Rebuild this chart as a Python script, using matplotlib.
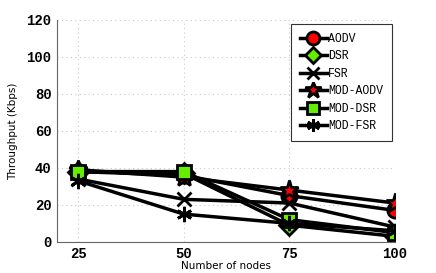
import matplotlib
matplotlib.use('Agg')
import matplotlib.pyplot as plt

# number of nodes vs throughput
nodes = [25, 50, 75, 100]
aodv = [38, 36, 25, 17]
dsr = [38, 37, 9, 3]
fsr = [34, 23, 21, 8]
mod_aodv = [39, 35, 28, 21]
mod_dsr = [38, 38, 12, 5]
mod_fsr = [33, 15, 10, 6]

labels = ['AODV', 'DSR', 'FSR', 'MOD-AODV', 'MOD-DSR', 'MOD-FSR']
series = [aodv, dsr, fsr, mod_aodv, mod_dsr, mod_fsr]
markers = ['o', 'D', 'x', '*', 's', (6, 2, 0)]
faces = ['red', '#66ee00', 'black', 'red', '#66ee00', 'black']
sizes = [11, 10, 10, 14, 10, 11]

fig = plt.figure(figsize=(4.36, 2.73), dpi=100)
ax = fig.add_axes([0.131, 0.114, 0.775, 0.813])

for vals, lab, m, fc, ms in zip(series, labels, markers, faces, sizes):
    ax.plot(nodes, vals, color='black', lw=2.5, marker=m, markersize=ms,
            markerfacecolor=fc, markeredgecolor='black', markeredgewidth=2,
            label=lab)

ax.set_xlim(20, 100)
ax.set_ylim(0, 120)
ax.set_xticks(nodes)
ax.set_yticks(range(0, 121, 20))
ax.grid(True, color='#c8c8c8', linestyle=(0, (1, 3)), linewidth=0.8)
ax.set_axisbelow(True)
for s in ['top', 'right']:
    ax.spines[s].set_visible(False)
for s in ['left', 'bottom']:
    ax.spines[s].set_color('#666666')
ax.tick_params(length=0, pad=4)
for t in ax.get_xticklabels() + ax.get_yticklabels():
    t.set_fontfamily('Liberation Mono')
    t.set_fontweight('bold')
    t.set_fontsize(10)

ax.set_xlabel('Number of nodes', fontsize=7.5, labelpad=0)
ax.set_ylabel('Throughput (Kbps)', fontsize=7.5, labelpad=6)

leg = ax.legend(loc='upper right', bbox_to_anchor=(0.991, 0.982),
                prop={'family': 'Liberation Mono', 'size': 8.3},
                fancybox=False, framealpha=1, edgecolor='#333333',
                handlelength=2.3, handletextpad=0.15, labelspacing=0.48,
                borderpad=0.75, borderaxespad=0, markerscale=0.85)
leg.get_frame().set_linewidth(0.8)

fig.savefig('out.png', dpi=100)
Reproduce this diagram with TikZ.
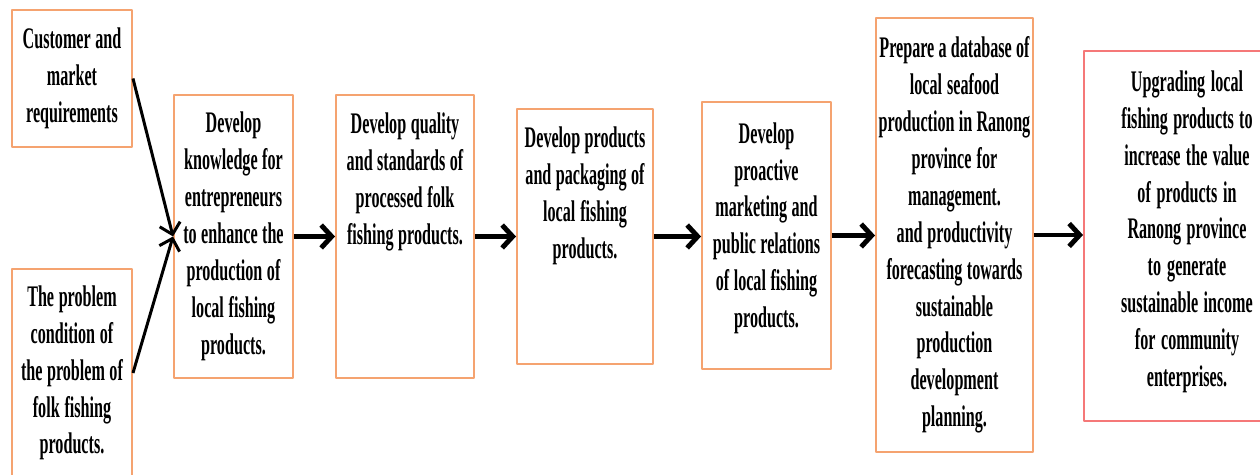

## [Challenge]
Repeat every record above exactly, but leave out any pictures.

## [Solution to the exercise]
Rebuild this chart as a Python script, using matplotlib.
import matplotlib
matplotlib.use('Agg')
import matplotlib.pyplot as plt

# number of nodes vs throughput
nodes = [25, 50, 75, 100]
aodv = [38, 36, 25, 17]
dsr = [38, 37, 9, 3]
fsr = [34, 23, 21, 8]
mod_aodv = [39, 35, 28, 21]
mod_dsr = [38, 38, 12, 5]
mod_fsr = [33, 15, 10, 6]

labels = ['AODV', 'DSR', 'FSR', 'MOD-AODV', 'MOD-DSR', 'MOD-FSR']
series = [aodv, dsr, fsr, mod_aodv, mod_dsr, mod_fsr]
markers = ['o', 'D', 'x', '*', 's', (6, 2, 0)]
faces = ['red', '#66ee00', 'black', 'red', '#66ee00', 'black']
sizes = [11, 10, 10, 14, 10, 11]

fig = plt.figure(figsize=(4.36, 2.73), dpi=100)
ax = fig.add_axes([0.131, 0.114, 0.775, 0.813])

for vals, lab, m, fc, ms in zip(series, labels, markers, faces, sizes):
    ax.plot(nodes, vals, color='black', lw=2.5, marker=m, markersize=ms,
            markerfacecolor=fc, markeredgecolor='black', markeredgewidth=2,
            label=lab)

ax.set_xlim(20, 100)
ax.set_ylim(0, 120)
ax.set_xticks(nodes)
ax.set_yticks(range(0, 121, 20))
ax.grid(True, color='#c8c8c8', linestyle=(0, (1, 3)), linewidth=0.8)
ax.set_axisbelow(True)
for s in ['top', 'right']:
    ax.spines[s].set_visible(False)
for s in ['left', 'bottom']:
    ax.spines[s].set_color('#666666')
ax.tick_params(length=0, pad=4)
for t in ax.get_xticklabels() + ax.get_yticklabels():
    t.set_fontfamily('Liberation Mono')
    t.set_fontweight('bold')
    t.set_fontsize(10)

ax.set_xlabel('Number of nodes', fontsize=7.5, labelpad=0)
ax.set_ylabel('Throughput (Kbps)', fontsize=7.5, labelpad=6)

leg = ax.legend(loc='upper right', bbox_to_anchor=(0.991, 0.982),
                prop={'family': 'Liberation Mono', 'size': 8.3},
                fancybox=False, framealpha=1, edgecolor='#333333',
                handlelength=2.3, handletextpad=0.15, labelspacing=0.48,
                borderpad=0.75, borderaxespad=0, markerscale=0.85)
leg.get_frame().set_linewidth(0.8)

fig.savefig('out.png', dpi=100)
Reproduce this diagram with TikZ.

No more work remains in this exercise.